Adolescence is hard enough when you're straight, but when you're gay and living in a small town, it resembles the seventh circle of Hell. Chemistry Lab takes place in 1978 New Hampshire, and Adrian Beane (Ivan Sandomire) is a shy, nervous loner, a social outcast who is picked on and beaten up constantly. Because he's a loner, everyone assumes he's gay. Bobby Miller (Matthew Armstrong) is the school golden boy -- class president, star quarterback, captain of the baseball and basketball teams. He teams up with Adrian for a school project, and a strange friendship ensues -- one of sexual experimentation and, eventually, discovery.
Bobby, though he wouldn't admit it under torture, is bi-curious, and thinks Adrian would be a willing lab partner, so to speak. To their mutual surprise, they both enjoy it, and the experimentation continues. When Bobby realizes he's fallen in love with Adrian, he quickly ends the affair, and flees to his ex-girlfriend, Tammy (Anne Richardson). Adrian is more comfortable with his newfound identity, and comes out to his social-studies class, though he keeps Bobby's involvement a secret. When Adrian gets beaten up at the Winter Carnival dance, Bobby is torn, but keeps his distance. When the school ostracizes Adrian, Bobby is forced to end their uneasy friendship as well. Finally, at their graduation party, Adrian gets drunk and spills his love to Bobby in a not-so-private setting -- with disastrous consequences.
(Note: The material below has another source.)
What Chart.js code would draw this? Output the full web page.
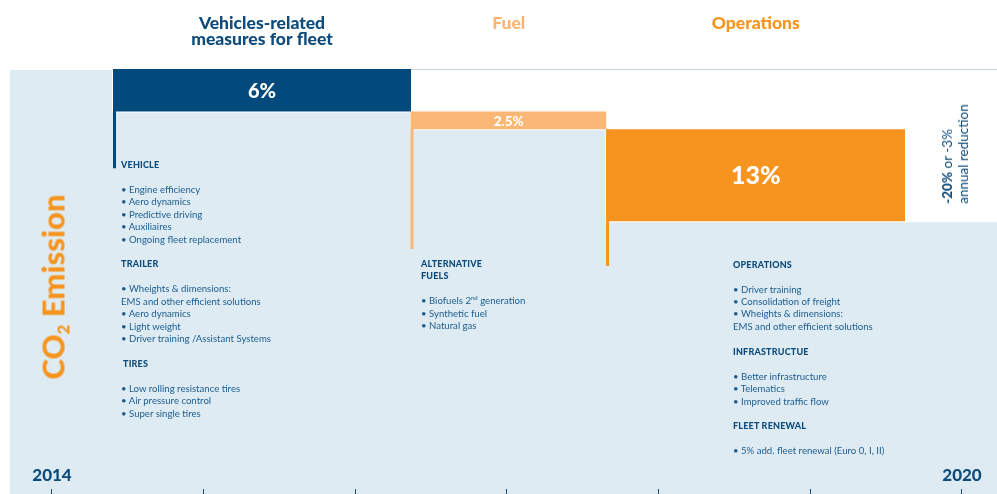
<!DOCTYPE html>
<html>
<head>
<meta charset="utf-8">
<script src="https://cdn.jsdelivr.net/npm/chart.js@4"></script>
<style>
html,body{margin:0;padding:0;background:#fff;overflow:hidden}
#wrap{position:relative;width:997px;height:494px}
#c{position:absolute;left:0;top:0}
.note{position:absolute;font-family:Lato,"Open Sans",sans-serif;font-size:9.6px;line-height:12.45px;color:#1c5d91;white-space:nowrap}
.note b{color:#0d4b7c;font-weight:900;font-size:9px;letter-spacing:0.2px}
.note sup{font-size:6px;line-height:0;vertical-align:4px}
.rot{position:absolute;white-space:nowrap;transform:translate(-50%,-50%) rotate(-90deg);font-family:Lato,"Open Sans",sans-serif}
.co2{font-size:31px;font-weight:900;color:#f7941d;line-height:1}
.co2 sub{font-size:17px;vertical-align:-5px;line-height:0}
.total{font-size:13.5px;line-height:16px;color:#0d4c7d;text-align:left}
</style>
</head>
<body>
<div id="wrap">
<canvas id="c" width="997" height="494"></canvas>

<div class="note" style="left:121px;top:158.8px">
<b>VEHICLE</b><br><br>
• Engine efficiency<br>
• Aero dynamics<br>
• Predictive driving<br>
• Auxiliaires<br>
• Ongoing fleet replacement<br><br>
<b>TRAILER</b><br><br>
• Wheights &amp; dimensions:<br>
EMS and other efficient solutions<br>
• Aero dynamics<br>
• Light weight<br>
• Driver training /Assistant Systems<br><br>
<b style="padding-left:2px">TIRES</b><br><br>
• Low rolling resistance tires<br>
• Air pressure control<br>
• Super single tires
</div>

<div class="note" style="left:421px;top:257.8px">
<b>ALTERNATIVE</b><br>
<b>FUELS</b><br><br>
• Biofuels 2<sup>nd</sup> generation<br>
• Synthetic fuel<br>
• Natural gas
</div>

<div class="note" style="left:733px;top:258.6px">
<b>OPERATIONS</b><br><br>
• Driver training<br>
• Consolidation of freight<br>
• Wheights &amp; dimensions:<br>
EMS and other efficient solutions<br><br>
<b>INFRASTRUCTUE</b><br><br>
• Better infrastructure<br>
• Telematics<br>
• Improved traffic flow<br><br>
<b>FLEET RENEWAL</b><br><br>
• 5% add. fleet renewal (Euro 0, I, II)
</div>

<div class="rot co2" style="left:53px;top:287px">CO<sub>2</sub> Emission</div>
<div class="rot total" style="left:955px;top:154px"><b style="font-weight:900">-20%</b> or -3%<br>annual reduction</div>
</div>

<script>
// ---------- DATA ----------
const categoryLines = [['Vehicles-related', 'measures for fleet'], ['Fuel'], ['Operations']];
const reductions = [6, 2.5, 13];          // % reduction of 2014 CO2 emission per measure group
const baseLevel = 100;                    // 2014 emission index (%)
const yearTicks = [2014, 2015, 2016, 2017, 2018, 2019, 2020];
const yearLabels = ['2014', '', '', '', '', '', '2020'];

// ---------- LAYOUT (positions / styles, not data) ----------
const X_MIN = 2013.72308, X_MAX = 2020.23077;
const segmentEdges = [2014.4022, 2016.3670, 2017.6560, 2019.6242];
const legEnds = [86.0, 74.6, 72.2];
const legShift = [0.010, 0.007, 0.007];
const barColors = ['#034a7c', '#fbb775', '#f7931f'];
const headerColors = ['#0d4c7d', '#fbb470', '#f7941d'];
const valueFontSizes = [20, 13.5, 25];
const remainColor = '#deebf2';

// levels after each cumulative reduction
const levels = [baseLevel];
reductions.forEach(r => levels.push(+(levels[levels.length - 1] - r).toFixed(2)));

const datasets = [];

// remaining emission (stepped area)
const remainPts = [{x: X_MIN, y: levels[0]}];
for (let i = 0; i < reductions.length; i++) remainPts.push({x: segmentEdges[i], y: levels[i + 1]});
remainPts.push({x: X_MAX, y: levels[levels.length - 1]});
datasets.push({
  label: 'Remaining CO2 emission', data: remainPts, stepped: true, fill: 'start',
  backgroundColor: remainColor, borderColor: '#ffffff', borderWidth: 2,
  pointRadius: 0, order: 5
});

// 2014 reference level
datasets.push({
  label: '2014 level', data: [{x: segmentEdges[0], y: baseLevel}, {x: X_MAX, y: baseLevel}],
  borderColor: '#b5ccd9', borderWidth: 1.5, fill: false, pointRadius: 0, order: 4
});

// reduction bars
reductions.forEach((r, i) => {
  datasets.push({
    label: categoryLines[i].join(' '), reduction: r, barIndex: i,
    data: [{x: segmentEdges[i], y: levels[i]}, {x: segmentEdges[i + 1], y: levels[i]}],
    fill: {value: levels[i + 1]}, backgroundColor: barColors[i],
    borderColor: 'rgba(0,0,0,0)', borderWidth: 1, pointRadius: 0, order: 2
  });
});

// connector legs
reductions.forEach((r, i) => {
  const xv = segmentEdges[i] + legShift[i];
  datasets.push({
    label: 'leg' + i, data: [{x: xv, y: levels[i]}, {x: xv, y: legEnds[i]}],
    borderColor: barColors[i], borderWidth: 3, fill: false, pointRadius: 0, order: 1
  });
});

const annotate = {
  id: 'annotate',
  afterDatasetsDraw(chart) {
    const ctx = chart.ctx, xs = chart.scales.x, ys = chart.scales.y;
    ctx.save();
    ctx.textAlign = 'center';
    ctx.textBaseline = 'middle';
    reductions.forEach((r, i) => {
      const cx = xs.getPixelForValue((segmentEdges[i] + segmentEdges[i + 1]) / 2);
      const cy = ys.getPixelForValue((levels[i] + levels[i + 1]) / 2);
      ctx.fillStyle = '#ffffff';
      ctx.font = '900 ' + valueFontSizes[i] + 'px Lato, "Open Sans", sans-serif';
      ctx.fillText(r + '%', cx, cy + 1);
      // category headers
      ctx.fillStyle = headerColors[i];
      ctx.font = '900 17.5px Lato, "Open Sans", sans-serif';
      categoryLines[i].forEach((t, k) => ctx.fillText(t, cx, 23 + k * 16.5));
    });
    ctx.restore();
  }
};

new Chart(document.getElementById('c'), {
  type: 'line',
  data: {datasets},
  options: {
    responsive: false, animation: false, events: [],
    layout: {padding: {left: 10, top: 69, right: 0, bottom: 0}},
    plugins: {legend: {display: false}, tooltip: {enabled: false}},
    scales: {
      x: {
        type: 'linear', min: X_MIN, max: X_MAX,
        position: {y: 40.65},
        afterBuildTicks: s => { s.ticks = yearTicks.map(v => ({value: v})); },
        grid: {drawOnChartArea: false, drawTicks: true, tickLength: 8, tickColor: '#1b4f7a', tickWidth: 1, z: 1},
        border: {display: false},
        ticks: {
          z: 1, padding: -32, autoSkip: false, maxRotation: 0, minRotation: 0,
          color: '#0d4c7d', font: {family: 'Lato', size: 17, weight: '900'},
          callback: (v) => { const k = yearTicks.indexOf(v); return k >= 0 ? yearLabels[k] : ''; }
        }
      },
      y: {type: 'linear', min: 40, max: 100, display: false}
    }
  },
  plugins: [annotate]
});
</script>
</body>
</html>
Chemistry Lab is a tender, truthful play, but it's also a chilling play, made more so by the razor-sharp insights into the plight of adolescence. Though it is always tricky writing about the landmines of the teenage heart, Ben Alexander has gotten it exactly right -- from the braggadocio of the football jocks to the giggly vanity of the popular girls to the shaking and stuttering of the geeky misfit. And it was brilliantly acted. Armstrong was the stereotypical jock, cocky around his peers, bragging about Tammy's "sweet ass," but knowing deep down he is in love with Adrian, and terrified when Adrian comes out. Sandomire as Adrian was shy and stuttering, but he found his way to an uneasy acceptance of himself, growing into the beginnings of self-confidence. Both played the pull between adult emotions and childlike fear and insecurity perfectly. The rest of the small cast (Regina Taufen, Peter Esmond, and L.B. Williams) were utterly convincing as teenagers.
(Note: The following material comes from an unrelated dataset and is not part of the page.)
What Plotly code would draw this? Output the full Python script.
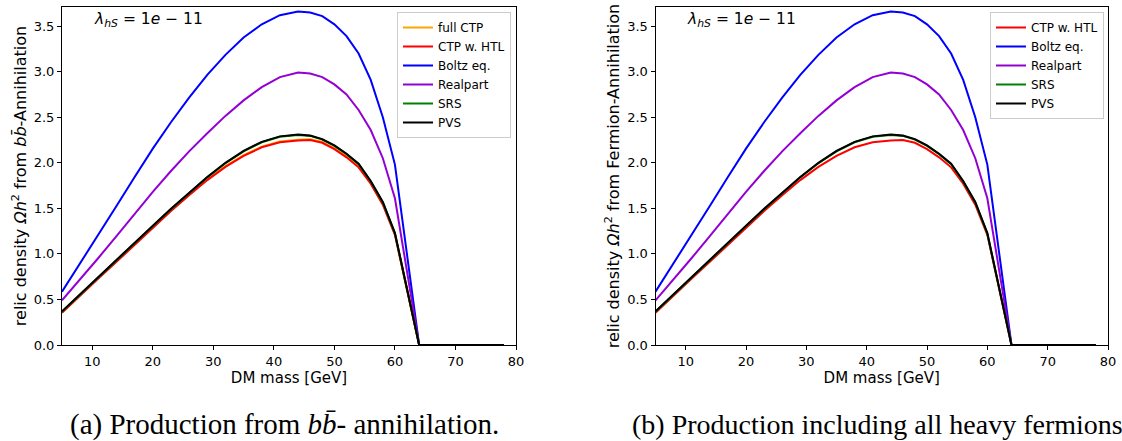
import plotly.graph_objects as go

# ---------------- data ----------------
mass_gev = [5, 8, 11, 14, 17, 20, 23, 26, 29, 32, 35, 38, 41, 44, 46, 48, 50, 52, 54, 56, 58, 60, 64, 68, 72, 78]

# (a) b bbar annihilation
bb_full_ctp = [0.362, 0.553, 0.738, 0.921, 1.108, 1.298, 1.478, 1.653, 1.818, 1.963, 2.083, 2.178, 2.233, 2.253, 2.258, 2.228, 2.158, 2.068, 1.958, 1.778, 1.548, 1.215, 0, 0, 0, 0]
bb_ctp_htl = [0.355, 0.545, 0.73, 0.913, 1.10, 1.29, 1.47, 1.645, 1.81, 1.955, 2.075, 2.17, 2.225, 2.245, 2.25, 2.22, 2.15, 2.06, 1.95, 1.77, 1.54, 1.21, 0, 0, 0, 0]
bb_boltz = [0.585, 0.895, 1.205, 1.525, 1.845, 2.155, 2.445, 2.715, 2.965, 3.185, 3.375, 3.52, 3.62, 3.66, 3.65, 3.61, 3.52, 3.39, 3.20, 2.91, 2.50, 1.98, 0, 0, 0, 0]
bb_realpart = [0.49, 0.72, 0.955, 1.195, 1.44, 1.68, 1.91, 2.125, 2.325, 2.515, 2.685, 2.83, 2.94, 2.99, 2.98, 2.94, 2.86, 2.75, 2.58, 2.36, 2.05, 1.61, 0, 0, 0, 0]
bb_srs = [0.365, 0.555, 0.74, 0.925, 1.115, 1.305, 1.49, 1.67, 1.84, 1.995, 2.125, 2.225, 2.285, 2.305, 2.295, 2.255, 2.185, 2.095, 1.985, 1.795, 1.565, 1.225, 0, 0, 0, 0]
bb_pvs = [0.37, 0.56, 0.745, 0.93, 1.12, 1.31, 1.495, 1.675, 1.845, 2.00, 2.13, 2.23, 2.29, 2.31, 2.30, 2.26, 2.19, 2.10, 1.99, 1.80, 1.57, 1.23, 0, 0, 0, 0]

# (b) all heavy fermions
ferm_ctp_htl = [0.355, 0.545, 0.73, 0.913, 1.10, 1.29, 1.47, 1.645, 1.81, 1.955, 2.075, 2.17, 2.225, 2.245, 2.25, 2.22, 2.15, 2.06, 1.95, 1.77, 1.54, 1.21, 0, 0, 0, 0]
ferm_boltz = [0.585, 0.895, 1.205, 1.525, 1.845, 2.155, 2.445, 2.715, 2.965, 3.185, 3.375, 3.52, 3.62, 3.66, 3.65, 3.61, 3.52, 3.39, 3.20, 2.91, 2.50, 1.98, 0, 0, 0, 0]
ferm_realpart = [0.49, 0.72, 0.955, 1.195, 1.44, 1.68, 1.91, 2.125, 2.325, 2.515, 2.685, 2.83, 2.94, 2.99, 2.98, 2.94, 2.86, 2.75, 2.58, 2.36, 2.05, 1.61, 0, 0, 0, 0]
ferm_srs = [0.365, 0.555, 0.74, 0.925, 1.115, 1.305, 1.49, 1.67, 1.84, 1.995, 2.125, 2.225, 2.285, 2.305, 2.295, 2.255, 2.185, 2.095, 1.985, 1.795, 1.565, 1.225, 0, 0, 0, 0]
ferm_pvs = [0.37, 0.56, 0.745, 0.93, 1.12, 1.31, 1.495, 1.675, 1.845, 2.00, 2.13, 2.23, 2.29, 2.31, 2.30, 2.26, 2.19, 2.10, 1.99, 1.80, 1.57, 1.23, 0, 0, 0, 0]

x_ticks = [10, 20, 30, 40, 50, 60, 70, 80]
y_ticks = [0.0, 0.5, 1.0, 1.5, 2.0, 2.5, 3.0, 3.5]

# ---------------- figure ----------------
W, H = 1122, 441
FONT = "DejaVu Sans"

fig = go.Figure()

left_series = [
    ("full CTP", bb_full_ctp, "orange"),
    ("CTP w. HTL", bb_ctp_htl, "red"),
    ("Boltz eq.", bb_boltz, "blue"),
    ("Realpart", bb_realpart, "darkviolet"),
    ("SRS", bb_srs, "green"),
    ("PVS", bb_pvs, "black"),
]
right_series = [
    ("CTP w. HTL", ferm_ctp_htl, "red"),
    ("Boltz eq.", ferm_boltz, "blue"),
    ("Realpart", ferm_realpart, "darkviolet"),
    ("SRS", ferm_srs, "green"),
    ("PVS", ferm_pvs, "black"),
]

for name, ys, col in left_series:
    fig.add_trace(go.Scatter(x=mass_gev, y=ys, mode="lines", name=name,
                             line=dict(color=col, width=2),
                             xaxis="x", yaxis="y", legend="legend"))
for name, ys, col in right_series:
    fig.add_trace(go.Scatter(x=mass_gev, y=ys, mode="lines", name=name,
                             line=dict(color=col, width=2),
                             xaxis="x2", yaxis="y2", legend="legend2"))

ydom = [1 - 345 / H, 1 - 7 / H]

def xax(domain, anchor):
    return dict(domain=domain, anchor=anchor, range=[5, 80], tickvals=x_ticks,
                ticks="outside", ticklen=4, tickwidth=1, tickcolor="black",
                showline=True, mirror=True, linecolor="black", linewidth=1,
                showgrid=False, zeroline=False, automargin=False,
                tickfont=dict(family=FONT, size=13, color="black"),
                title=dict(text="DM mass [GeV]", font=dict(family=FONT, size=15, color="black"),
                           standoff=2))

def yax(anchor, title):
    return dict(domain=ydom, anchor=anchor, range=[0, 3.71], tickvals=y_ticks,
                tickformat=".1f",
                ticks="outside", ticklen=4, tickwidth=1, tickcolor="black",
                showline=True, mirror=True, linecolor="black", linewidth=1,
                showgrid=False, zeroline=False, automargin=False,
                tickfont=dict(family=FONT, size=13, color="black"),
                title=dict(text=title, font=dict(family=FONT, size=16, color="black"),
                           standoff=3))

legend_common = dict(bgcolor="rgba(255,255,255,0.8)", bordercolor="#cccccc", borderwidth=1,
                     font=dict(family=FONT, size=12, color="black"),
                     xanchor="right", yanchor="top", tracegroupgap=0)

fig.update_layout(
    width=W, height=H,
    margin=dict(l=0, r=0, t=0, b=0, autoexpand=False),
    paper_bgcolor="white", plot_bgcolor="white",
    xaxis=xax([62 / W, 516 / W], "y"),
    yaxis=yax("x", "relic density <i>Ωh</i><sup>2</sup> from <i>bb̄</i>-Annihilation"),
    xaxis2=xax([655.5 / W, 1108 / W], "y2"),
    yaxis2=yax("x2", "relic density <i>Ωh</i><sup>2</sup> from Fermion-Annihilation"),
    legend=dict(x=511 / W, y=1 - 12 / H, **legend_common),
    legend2=dict(x=1104 / W, y=1 - 12 / H, **legend_common),
    showlegend=True,
)

lam_text = "<i>λ</i><sub><i>hS</i></sub> = 1<i>e</i> − 11"
for xp in (92, 685):
    fig.add_annotation(text=lam_text, xref="paper", yref="paper", x=xp / W, y=1 - 20 / H,
                       xanchor="left", yanchor="middle", showarrow=False,
                       font=dict(family=FONT, size=15.5, color="black"))

captions = [
    (68, "(a) Production from <i>bb̄</i>- annihilation.", 29),
    (630, "(b) Production including all heavy fermions.", 28),
]
for xp, txt, sz in captions:
    fig.add_annotation(text=txt, xref="paper", yref="paper", x=xp / W, y=1 - 424 / H,
                       xanchor="left", yanchor="middle", showarrow=False,
                       font=dict(family="Liberation Serif", size=sz, color="black"))

fig.write_html("out.html")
The writing and the acting were the two gems of this production. The set (Megan Cilley) was very 1978, right down to Bobby's Star Wars poster, and the costumes (Alexandra Devin) were equally accurate. The lights (Spencer Chandler) and sound (Bradford West) left something to be desired, and the direction was a bit cluttered, with too many clunky transitions. It could have used some streamlining. But the production values and direction in no way detracted from the play as a whole. Chemistry Lab is a rare find, and an apt reminder of just how terrifying adolescence -- and self-discovery -- really is.